Items>
= = =

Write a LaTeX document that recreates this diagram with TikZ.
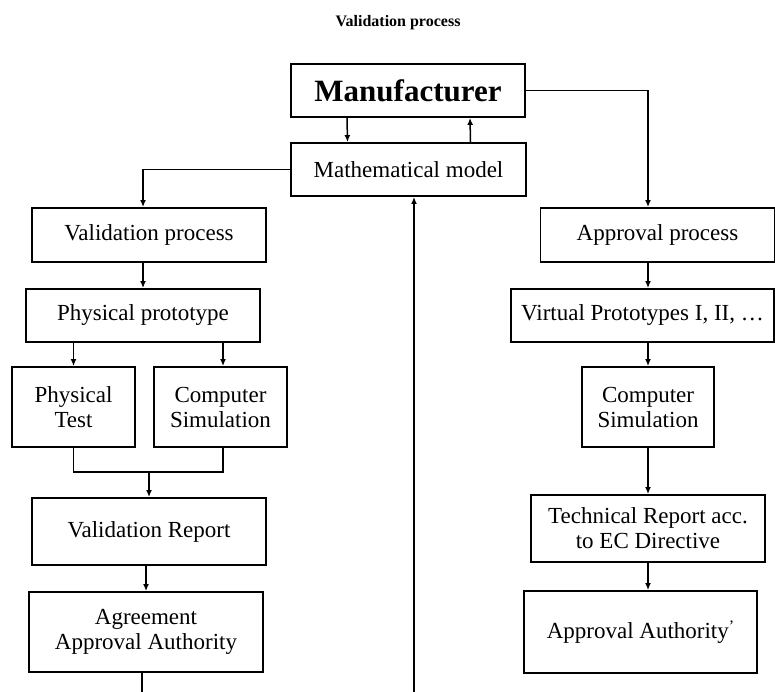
\documentclass[tikz,border=0pt]{standalone}
\usepackage{fontspec}
\setmainfont{Liberation Serif}
\usetikzlibrary{arrows.meta}
\begin{document}
\begin{tikzpicture}[x=1pt, y=-1pt, >={Latex[length=7pt,width=6pt]},
    box/.style={draw, line width=1.9pt, inner sep=2pt, align=center,
      font=\fontsize{23}{25}\selectfont},
    arr/.style={->, line width=1.5pt}]
    \useasboundingbox (0,0) rectangle (775,692);
    % Title
    \node[font=\fontsize{16}{19}\selectfont\bfseries] (title) at (398,23) {Validation process};

    % Top boxes
    \node[box, minimum width=234pt, minimum height=53pt, font=\fontsize{31}{34}\selectfont\bfseries]
      (manu) at (408,90.5) {Manufacturer};
    \node[box, minimum width=235pt, minimum height=53pt] (math) at (408.5,169.5) {Mathematical model};

    % Left column
    \node[box, minimum width=234pt, minimum height=54pt] (valproc) at (149,235) {Validation process};
    \node[box, minimum width=234pt, minimum height=53pt] (physproto) at (143,315.5) {Physical prototype};
    \node[box, minimum width=123pt, minimum height=80pt] (phystest) at (73.5,407) {Physical\\Test};
    \node[box, minimum width=133pt, minimum height=80pt] (compsimL) at (220.5,407) {Computer\\Simulation};
    \node[box, minimum width=234pt, minimum height=67pt] (valrep) at (149,531.5) {Validation Report};
    \node[box, minimum width=234pt, minimum height=80pt] (agree) at (146,632) {Agreement\\Approval Authority};

    % Right column
    \node[box, minimum width=234pt, minimum height=54pt] (approc) at (657.5,235) {Approval process};
    \node[box, minimum width=263pt, minimum height=53pt] (virt) at (642.5,315.5) {Virtual Prototypes I, II, \dots};
    \node[box, minimum width=132pt, minimum height=80pt] (compsimR) at (648,407) {Computer\\Simulation};
    \node[box, minimum width=234pt, minimum height=67pt] (techrep) at (648,528.5) {Technical Report acc.\\to EC Directive};
    \node[box, minimum width=233pt, minimum height=82pt] (appauth) at (640.5,632) {Approval Authority\raisebox{0.6ex}{\fontsize{16}{16}\selectfont’}};

    % Free ends and joins
    \coordinate (join) at (149,472);
    \coordinate (outL) at (142,692);
    \coordinate (inB) at (414,692);

    % Manufacturer <-> model
    \draw[arr] ([xshift=-61pt]manu.south) -- ([xshift=-61pt]math.north);
    \draw[arr] ([xshift=62pt]math.north) -- ([xshift=62pt]manu.south);
    \draw[arr] (inB) -- (inB |- math.south);

    % Left branch
    \draw[arr] (math.west) -| (physproto |- valproc.north);
    \draw[arr] (physproto |- valproc.south) -- (physproto.north);
    \draw[arr] (phystest |- physproto.south) -- (phystest.north);
    \draw[arr] ([xshift=2.5pt]compsimL |- physproto.south) -- ([xshift=2.5pt]compsimL.north);
    \draw[line width=1.5pt] (phystest.south) |- (join) -| ([xshift=2.5pt]compsimL.south);
    \draw[arr] (join) -- (valrep.north);
    \draw[arr] (agree.north |- valrep.south) -- (agree.north);
    \draw[line width=1.5pt] (outL |- agree.south) -- (outL);

    % Right branch
    \draw[arr] (manu.east) -| (compsimR |- approc.north);
    \draw[arr] (compsimR |- approc.south) -- (compsimR |- virt.north);
    \draw[arr] (compsimR |- virt.south) -- (compsimR.north);
    \draw[arr] (compsimR.south) -- (techrep.north);
    \draw[arr] (techrep.south) -- (techrep.south |- appauth.north);
\end{tikzpicture}
\end{document}
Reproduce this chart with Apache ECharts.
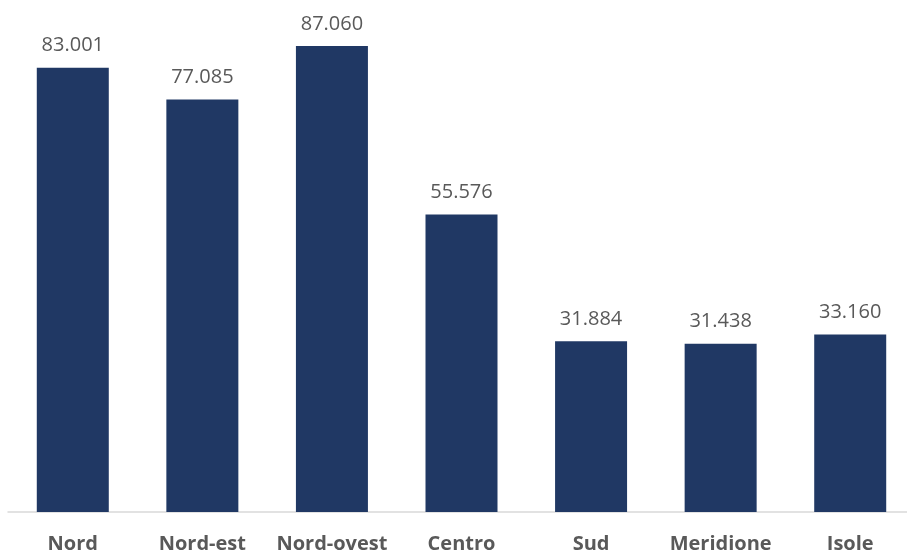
<!DOCTYPE html>
<html>
<head>
<meta charset="utf-8">
<script src="https://cdn.jsdelivr.net/npm/echarts@6/dist/echarts.min.js"></script>
<style>html,body{margin:0;padding:0;background:#fff}#c{width:907px;height:556px}</style>
</head>
<body>
<div id="c"></div>
<script>
const categories = ['Nord', 'Nord-est', 'Nord-ovest', 'Centro', 'Sud', 'Meridione', 'Isole'];
const values = [83001, 77085, 87060, 55576, 31884, 31438, 33160];

function fmt(v) {
  return String(v).replace(/\B(?=(\d{3})+(?!\d))/g, '.');
}

const chart = echarts.init(document.getElementById('c'), null, {renderer: 'canvas'});
chart.setOption({
  animation: false,
  backgroundColor: '#ffffff',
  grid: {left: 8, right: -8, top: 30.3, bottom: 44, containLabel: false, outerBoundsMode: 'none'},
  xAxis: {
    type: 'category',
    data: categories,
    axisLine: {show: true, lineStyle: {color: '#d9d9d9', width: 1.5}},
    axisTick: {show: false},
    axisLabel: {
      color: '#595959', fontFamily: 'Open Sans', fontWeight: 'bold', fontSize: 20,
      margin: 22, interval: 0
    }
  },
  yAxis: {
    type: 'value', min: 0, max: 90000, show: false,
    splitLine: {show: false}
  },
  series: [{
    type: 'bar',
    data: values,
    barWidth: 72,
    itemStyle: {color: '#203864'},
    label: {
      show: true, position: 'top', distance: 12,
      color: '#595959', fontFamily: 'Open Sans', fontSize: 20,
      formatter: p => fmt(p.value)
    }
  }]
});
</script>
</body>
</html>
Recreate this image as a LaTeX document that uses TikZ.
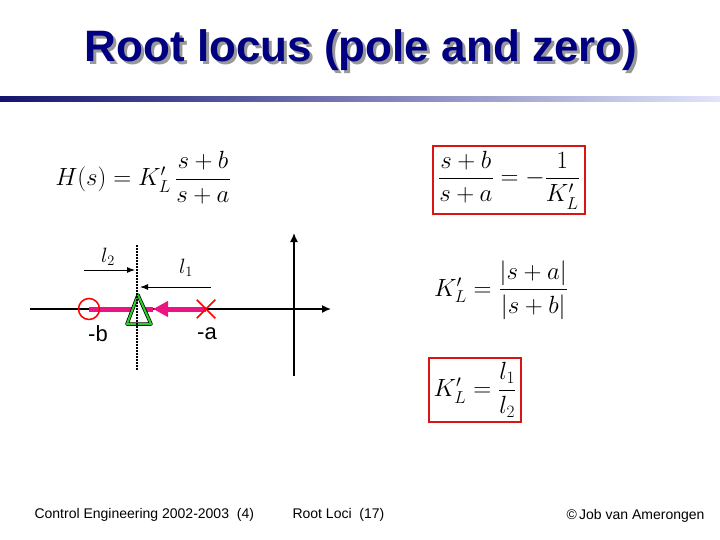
\documentclass[tikz,border=0pt]{standalone}
\usepackage{fontspec}
\usepackage{amsmath}
\setmainfont{Liberation Sans}
\usetikzlibrary{arrows.meta,shapes.misc}
\definecolor{titleblue}{RGB}{0,0,128}
\definecolor{barleft}{RGB}{20,20,110}
\definecolor{barright}{RGB}{225,228,250}
\definecolor{locuspink}{RGB}{235,20,130}
\definecolor{trigreen}{RGB}{40,210,40}
\definecolor{boxred}{RGB}{220,20,20}
\newcommand{\shadowtext}[1]{\makebox[0pt][l]{\hspace{3pt}\raisebox{-3pt}{\color{black!40}#1}}#1}

\begin{document}
\begin{tikzpicture}[x=1pt, y=-1pt,
  eq/.style={font=\fontsize{24}{28}\selectfont},
  redbox/.style={draw=boxred, line width=2pt, inner sep=5pt},
  lab/.style={font=\fontsize{22}{26}\selectfont},
  foot/.style={font=\fontsize{14}{16}\selectfont, anchor=west},
  axis/.style={line width=1.5pt, -{Latex[length=9pt,width=8pt]}},
  dim/.style={line width=1pt, -{Latex[length=8pt,width=6pt]}},
  locus/.style={locuspink, line width=5pt}]

\useasboundingbox (0,0) rectangle (720,540);

% title
\node[font=\fontsize{44}{48}\selectfont\bfseries, text=titleblue] (title) at (361,52) {\shadowtext{Root locus (pole and zero)}};
\shade[left color=barleft, right color=barright] (0,97) rectangle (720,102);

% equations
\node[eq, font=\fontsize{27}{30}\selectfont] (hs) at (143,178) {$H(s)=K_L'\,\dfrac{s+b}{s+a}$};
\node[eq, redbox] (eqa) at (509,180) {$\dfrac{s+b}{s+a}=-\dfrac{1}{K_L'}$};
\node[eq] (eqb) at (501,290) {$K_L'=\dfrac{|s+a|}{|s+b|}$};
\node[eq, redbox] (eqc) at (475,390) {$K_L'=\dfrac{l_1}{l_2}$};

% s-plane
\coordinate (xl) at (30,309);
\coordinate (xr) at (331,309);
\coordinate (yd) at (294,376);
\coordinate (yu) at (294,233);
\draw[axis] (xl) -- (xr);
\draw[axis] (yd) -- (yu);

\coordinate (zero) at (89,309);
\coordinate (pole) at (206,309);
\coordinate (tip) at (153,309);
\draw[locus] (tip) -- (zero);
\draw[locus, -{Triangle[length=15pt,width=15pt]}] (pole) -- (tip);
\node[circle, draw=red, line width=1.5pt, minimum size=21pt, inner sep=0pt] (zc) at (zero) {};
\node[cross out, draw=red, line width=1.5pt, minimum size=17pt, inner sep=0pt] (px) at (pole) {};

% breakaway point
\draw[black, line width=3.5pt, line join=round, fill=white] (138,295) -- (151,324) -- (127,324) -- cycle;
\draw[trigreen, line width=2pt, line join=round] (138,295) -- (151,324) -- (127,324) -- cycle;
\coordinate (dt) at (137,245);
\coordinate (db) at (137,370);
\draw[line width=1.5pt, dash pattern=on 1.5pt off 1.5pt] (dt) -- (db);

% distances
\node[lab] (l2) at (108,257) {$l_2$};
\node[lab] (l1) at (186,268) {$l_1$};
\coordinate (a2s) at (84,270);
\coordinate (a2e) at (135,270);
\coordinate (a1s) at (211,287);
\coordinate (a1e) at (140,287);
\draw[dim] (a2s) -- (a2e);
\draw[dim] (a1s) -- (a1e);
\node[lab] (mb) at (98,334) {-b};
\node[lab] (ma) at (207,334) {-a};

% footer
\node[foot] (f1) at (31,515) {Control Engineering 2002-2003\ \ (4)};
\node[foot] (f2) at (289,515) {Root Loci\ \ (17)};
\node[foot] (f3) at (563,516) {\copyright\,Job van Amerongen};
\end{tikzpicture}
\end{document}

= = =

Exercise description> Find all the lines containing "that" in the material, then copy them.

Solution to this problem>
Write a LaTeX document that recreates this diagram with TikZ.
Recreate this image as a LaTeX document that uses TikZ.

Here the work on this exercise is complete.